Vacancy clustering to faulted loop, stacking fault tetrahedron and void in fcc metals

An atomistic step of growth to a faulted loop, a stacking fault tetrahedron (sft) and a void by clustering of vacancies in fee metals was studied by molecular dynamics computer simulation with an isotropic EAM potential due to Daw and Baskes [1]. In aluminum, a tri-vacancy relaxes to the Damask-Dienes-Weizer structure (3v-sft). A penta-vacancy relaxes to an octahedral 6v in which an atom is included. The relaxed 5v is stable so that a 6v grows to doubly linked relaxed 5v. This is a critical step of faulted loop formation. By further absorption of vacancy, a cluster grows to an array of relaxed 5vs on a (1 1 1) plane and finally collapses to a faulted loop. In gold, a stable structure of vacancy cluster below 15v is a void. A tri-vacancy in gold does not relax to the Damask-Dienes-Weizer structure.
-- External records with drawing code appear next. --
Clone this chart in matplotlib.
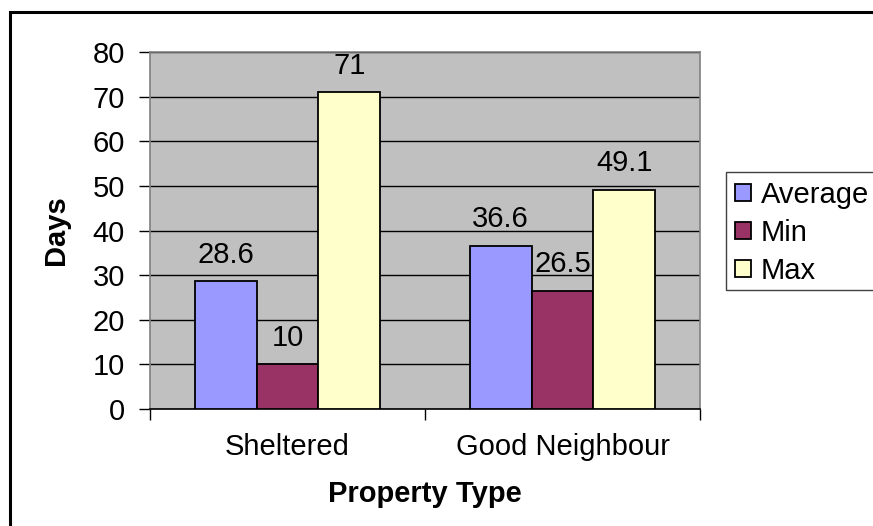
import numpy as np
import matplotlib
matplotlib.use("Agg")
import matplotlib.pyplot as plt
from matplotlib.patches import Rectangle, Patch

categories = ["Sheltered", "Good Neighbour"]
series = ["Average", "Min", "Max"]
average = [28.6, 36.6]
minimum = [10, 26.5]
maximum = [71, 49.1]
labels = [["28.6", "36.6"], ["10", "26.5"], ["71", "49.1"]]
colors = ["#9999FF", "#993366", "#FFFFCC"]

plt.rcParams["font.family"] = ["Liberation Sans", "DejaVu Sans"]
FS = 21

W, H = 873, 526
fig = plt.figure(figsize=(W / 100, H / 100), dpi=100)

# outer chart frame (runs off the right and bottom edges)
fig.patches.append(Rectangle((9.5 / W, -0.1), 1.2, 1 - 12 / H + 0.1,
                             transform=fig.transFigure, fill=False,
                             edgecolor="black", linewidth=2.2, clip_on=False))

ax = fig.add_axes([150 / W, 1 - 409 / H, 550 / W, 357 / H])
ax.set_facecolor("#C0C0C0")

x = np.arange(len(categories))
width = 0.225
for i, (vals, c) in enumerate(zip([average, minimum, maximum], colors)):
    bars = ax.bar(x + (i - 1) * width, vals, width, color=c,
                  edgecolor="black", linewidth=1.3, zorder=3)
    for b, lab in zip(bars, labels[i]):
        ax.annotate(lab, (b.get_x() + b.get_width() / 2, b.get_height()),
                    xytext=(0, 9), textcoords="offset points",
                    ha="center", va="bottom", fontsize=FS, zorder=4)

ax.set_xlim(-0.5, 1.5)
ax.set_ylim(0, 80)
ax.set_yticks(np.arange(0, 81, 10))
ax.yaxis.grid(True, color="black", linewidth=1)
ax.set_axisbelow(True)

ax.set_xticks(x)
ax.set_xticklabels(categories, fontsize=FS)
ax.set_xticks([-0.5, 0.5, 1.5], minor=True)
ax.tick_params(axis="x", which="major", length=0, pad=17)
ax.tick_params(axis="x", which="minor", length=8, width=1, color="black")
ax.tick_params(axis="y", length=8, width=1, pad=10, labelsize=FS)

for s in ["top", "right", "left"]:
    ax.spines[s].set_color("#808080")
    ax.spines[s].set_linewidth(1.2)
ax.spines["bottom"].set_color("black")
ax.spines["bottom"].set_linewidth(1.2)

ax.set_ylabel("Days", fontsize=FS, fontweight="bold", labelpad=16)
ax.set_xlabel("Property Type", fontsize=FS, fontweight="bold", labelpad=14)

# legend box
fig.patches.append(Rectangle((726 / W, 1 - 290 / H), 0.3, 118 / H,
                             transform=fig.transFigure, facecolor="white",
                             edgecolor="#404040", linewidth=1, clip_on=False))
handles = [Patch(facecolor=c, edgecolor="black", linewidth=1.3) for c in colors]
fig.legend(handles, series, loc="upper left",
           bbox_to_anchor=(729 / W, 1 - 175 / H), frameon=False,
           fontsize=FS, handlelength=0.55, handleheight=0.55,
           handletextpad=0.35, labelspacing=0.34, borderpad=0.2,
           borderaxespad=0)

fig.savefig("out.png", dpi=100)
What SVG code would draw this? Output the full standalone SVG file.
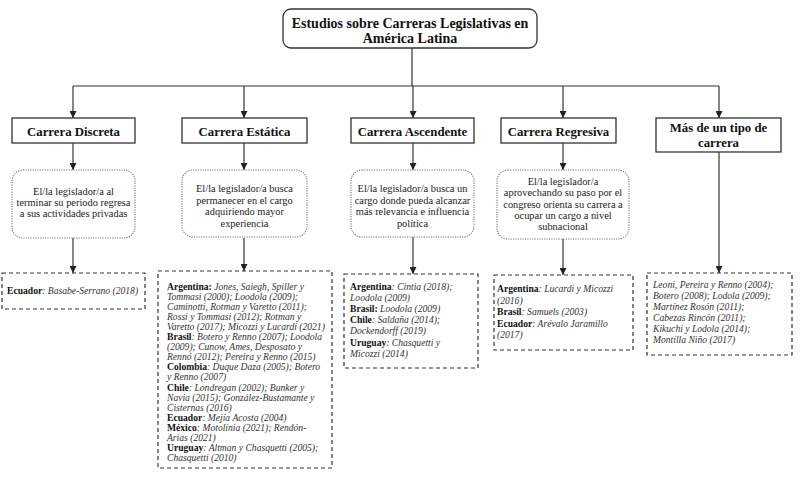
<svg xmlns="http://www.w3.org/2000/svg" width="800" height="484" viewBox="0 0 800 484">
<defs>
<marker id="arr" viewBox="0 0 10 10" refX="10" refY="5" markerWidth="7" markerHeight="7" markerUnits="userSpaceOnUse" orient="auto">
<path d="M0,0 L10,5 L0,10 z" fill="#222"/>
</marker>
<style>
.title{font-family:"Liberation Serif",serif;font-weight:bold;font-size:14px;fill:#111;text-anchor:middle}
.cat{font-family:"Liberation Serif",serif;font-weight:bold;font-size:12.8px;fill:#111;text-anchor:middle}
.desc{font-family:"Liberation Serif",serif;font-size:10.4px;fill:#222;text-anchor:middle}
.ref{font-family:"Liberation Serif",serif;font-size:9.6px;fill:#333;font-style:italic}
.ref .b{font-weight:bold;font-style:normal;fill:#111}
.box{fill:#fff;stroke:#333;stroke-width:1.3}
.dbox{fill:#fff;stroke:#777;stroke-width:1.1;stroke-dasharray:1.2 1.2}
.rbox{fill:#fff;stroke:#333;stroke-width:1.2;stroke-dasharray:4 3}
.ln{fill:none;stroke:#333;stroke-width:1.2}
</style>
</defs>
<rect width="800" height="484" fill="#fff"/>
<g id="connectors">
<path class="ln" d="M412,48 V86 M73,86 H719"/>
<path class="ln" d="M73,86 V118" marker-end="url(#arr)"/>
<path class="ln" d="M244,86 V118" marker-end="url(#arr)"/>
<path class="ln" d="M413,86 V118" marker-end="url(#arr)"/>
<path class="ln" d="M563,86 V118" marker-end="url(#arr)"/>
<path class="ln" d="M719,86 V118" marker-end="url(#arr)"/>
<path class="ln" d="M73,143 V170" marker-end="url(#arr)"/>
<path class="ln" d="M244,143 V170" marker-end="url(#arr)"/>
<path class="ln" d="M413,143 V170" marker-end="url(#arr)"/>
<path class="ln" d="M563,143 V170" marker-end="url(#arr)"/>
<path class="ln" d="M73,238 V273" marker-end="url(#arr)"/>
<path class="ln" d="M244,238 V271" marker-end="url(#arr)"/>
<path class="ln" d="M413,237 V274" marker-end="url(#arr)"/>
<path class="ln" d="M563,239 V275" marker-end="url(#arr)"/>
<path class="ln" d="M719,152 V273" marker-end="url(#arr)"/>
</g>
<g id="title">
<rect class="box" x="283" y="9" width="254" height="39" rx="8"/>
<text class="title" x="410" y="28">Estudios sobre Carreras Legislativas en</text>
<text class="title" x="410" y="43">América Latina</text>
</g>
<g id="cat-discreta">
<rect class="box" x="12" y="118" width="123" height="25"/>
<text class="cat" x="73.5" y="135.5">Carrera Discreta</text>
</g>
<g id="cat-estatica">
<rect class="box" x="182" y="118" width="125" height="25"/>
<text class="cat" x="244.5" y="135.5">Carrera Estática</text>
</g>
<g id="cat-ascendente">
<rect class="box" x="351" y="118" width="123" height="25"/>
<text class="cat" x="412.5" y="135.5">Carrera Ascendente</text>
</g>
<g id="cat-regresiva">
<rect class="box" x="501" y="118" width="115" height="25"/>
<text class="cat" x="558.5" y="135.5">Carrera Regresiva</text>
</g>
<g id="cat-mas">
<rect class="box" x="656" y="118" width="125" height="34"/>
<text class="cat" x="718.5" y="132">Más de un tipo de</text>
<text class="cat" x="718.5" y="147">carrera</text>
</g>
<g id="desc-discreta">
<rect class="dbox" x="12" y="170" width="123" height="68" rx="11"/>
<text class="desc" x="73.5" y="195">El/la legislador/a al</text>
<text class="desc" x="73.5" y="206">terminar su periodo regresa</text>
<text class="desc" x="73.5" y="217">a sus actividades privadas</text>
</g>
<g id="desc-estatica">
<rect class="dbox" x="182" y="170" width="125" height="67" rx="11"/>
<text class="desc" x="244.5" y="192">El/la legislador/a busca</text>
<text class="desc" x="244.5" y="203.5">permanecer en el cargo</text>
<text class="desc" x="244.5" y="215">adquiriendo mayor</text>
<text class="desc" x="244.5" y="226.5">experiencia</text>
</g>
<g id="desc-ascendente">
<rect class="dbox" x="351" y="170" width="123" height="67" rx="11"/>
<text class="desc" x="412.5" y="192">El/la legislador/a busca un</text>
<text class="desc" x="412.5" y="203.5">cargo donde pueda alcanzar</text>
<text class="desc" x="412.5" y="215">más relevancia e influencia</text>
<text class="desc" x="412.5" y="226.5">política</text>
</g>
<g id="desc-regresiva">
<rect class="dbox" x="497" y="170" width="132" height="69" rx="11"/>
<text class="desc" x="563" y="185">El/la legislador/a</text>
<text class="desc" x="563" y="196.3">aprovechando su paso por el</text>
<text class="desc" x="563" y="207.6">congreso orienta su carrera a</text>
<text class="desc" x="563" y="218.9">ocupar un cargo a nivel</text>
<text class="desc" x="563" y="230.2">subnacional</text>
</g>
<g id="ref-discreta">
<rect class="rbox" x="2" y="273" width="143" height="36"/>
<text class="ref" x="7" y="294"><tspan class="b">Ecuador</tspan>: Basabe-Serrano (2018)</text>
</g>
<g id="ref-estatica">
<rect class="rbox" x="158" y="271" width="174" height="197"/>
<text class="ref" x="167" y="289.5"><tspan class="b">Argentina:</tspan> Jones, Saiegh, Spiller y</text>
<text class="ref" x="167" y="299.6">Tommasi (2000); Loodola (2009);</text>
<text class="ref" x="167" y="309.7">Caminotti, Rotman y Varetto (2011);</text>
<text class="ref" x="167" y="319.8">Rossi y Tommasi (2012); Rotman y</text>
<text class="ref" x="167" y="329.9">Varetto (2017); Micozzi y Lucardi (2021)</text>
<text class="ref" x="167" y="340"><tspan class="b">Brasil</tspan>: Botero y Renno (2007); Loodola</text>
<text class="ref" x="167" y="350.1">(2009); Cunow, Ames, Desposato y</text>
<text class="ref" x="167" y="360.2">Rennó (2012); Pereira y Renno (2015)</text>
<text class="ref" x="167" y="370.3"><tspan class="b">Colombia</tspan>: Duque Daza (2005); Botero</text>
<text class="ref" x="167" y="380.4">y Renno (2007)</text>
<text class="ref" x="167" y="390.5"><tspan class="b">Chile</tspan>: Londregan (2002); Bunker y</text>
<text class="ref" x="167" y="400.6">Navia (2015); González-Bustamante y</text>
<text class="ref" x="167" y="410.7">Cisternas (2016)</text>
<text class="ref" x="167" y="420.8"><tspan class="b">Ecuador</tspan>: Mejía Acosta (2004)</text>
<text class="ref" x="167" y="430.9"><tspan class="b">México</tspan>: Motolinia (2021); Rendón-</text>
<text class="ref" x="167" y="441">Arias (2021)</text>
<text class="ref" x="167" y="451.1"><tspan class="b">Uruguay</tspan>: Altman y Chasquetti (2005);</text>
<text class="ref" x="167" y="461.2">Chasquetti (2010)</text>
</g>
<g id="ref-ascendente">
<rect class="rbox" x="344" y="274" width="134" height="94"/>
<text class="ref" x="350" y="289.5"><tspan class="b">Argentina</tspan>: Cintia (2018);</text>
<text class="ref" x="350" y="300.7">Loodola (2009)</text>
<text class="ref" x="350" y="311.9"><tspan class="b">Brasil:</tspan> Loodola (2009)</text>
<text class="ref" x="350" y="323.1"><tspan class="b">Chile</tspan>: Saldaña (2014);</text>
<text class="ref" x="350" y="334.3">Dockendorff (2019)</text>
<text class="ref" x="350" y="345.5"><tspan class="b">Uruguay</tspan>: Chasquetti y</text>
<text class="ref" x="350" y="356.7">Micozzi (2014)</text>
</g>
<g id="ref-regresiva">
<rect class="rbox" x="494" y="275" width="139" height="75"/>
<text class="ref" x="497" y="292"><tspan class="b">Argentina</tspan>: Lucardi y Micozzi</text>
<text class="ref" x="497" y="303.5">(2016)</text>
<text class="ref" x="497" y="315"><tspan class="b">Brasil</tspan>: Samuels (2003)</text>
<text class="ref" x="497" y="326.5"><tspan class="b">Ecuador</tspan>: Arévalo Jaramillo</text>
<text class="ref" x="497" y="338">(2017)</text>
</g>
<g id="ref-mas">
<rect class="rbox" x="647" y="273" width="145" height="82"/>
<text class="ref" x="653" y="288">Leoni, Pereira y Renno (2004);</text>
<text class="ref" x="653" y="299">Botero (2008); Lodola (2009);</text>
<text class="ref" x="653" y="310">Martínez Rosón (2011);</text>
<text class="ref" x="653" y="321">Cabezas Rincón (2011);</text>
<text class="ref" x="653" y="332">Kikuchi y Lodola (2014);</text>
<text class="ref" x="653" y="343">Montilla Niño (2017)</text>
</g>
</svg>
Above the size of 6v, partial relaxation of 3v-sft type was observed. The relaxation of a micro-void to a sft is the thermal activated process. In nickel, a void is the most stable cluster below 20v and a sft is the most stable structure above the size of 20v. In Ni, a micro-void grows to a large void due to the difficulty of relaxation to a sft. Vacancies in Ag grow to a sft in the similar way as vacancy clustering in Au.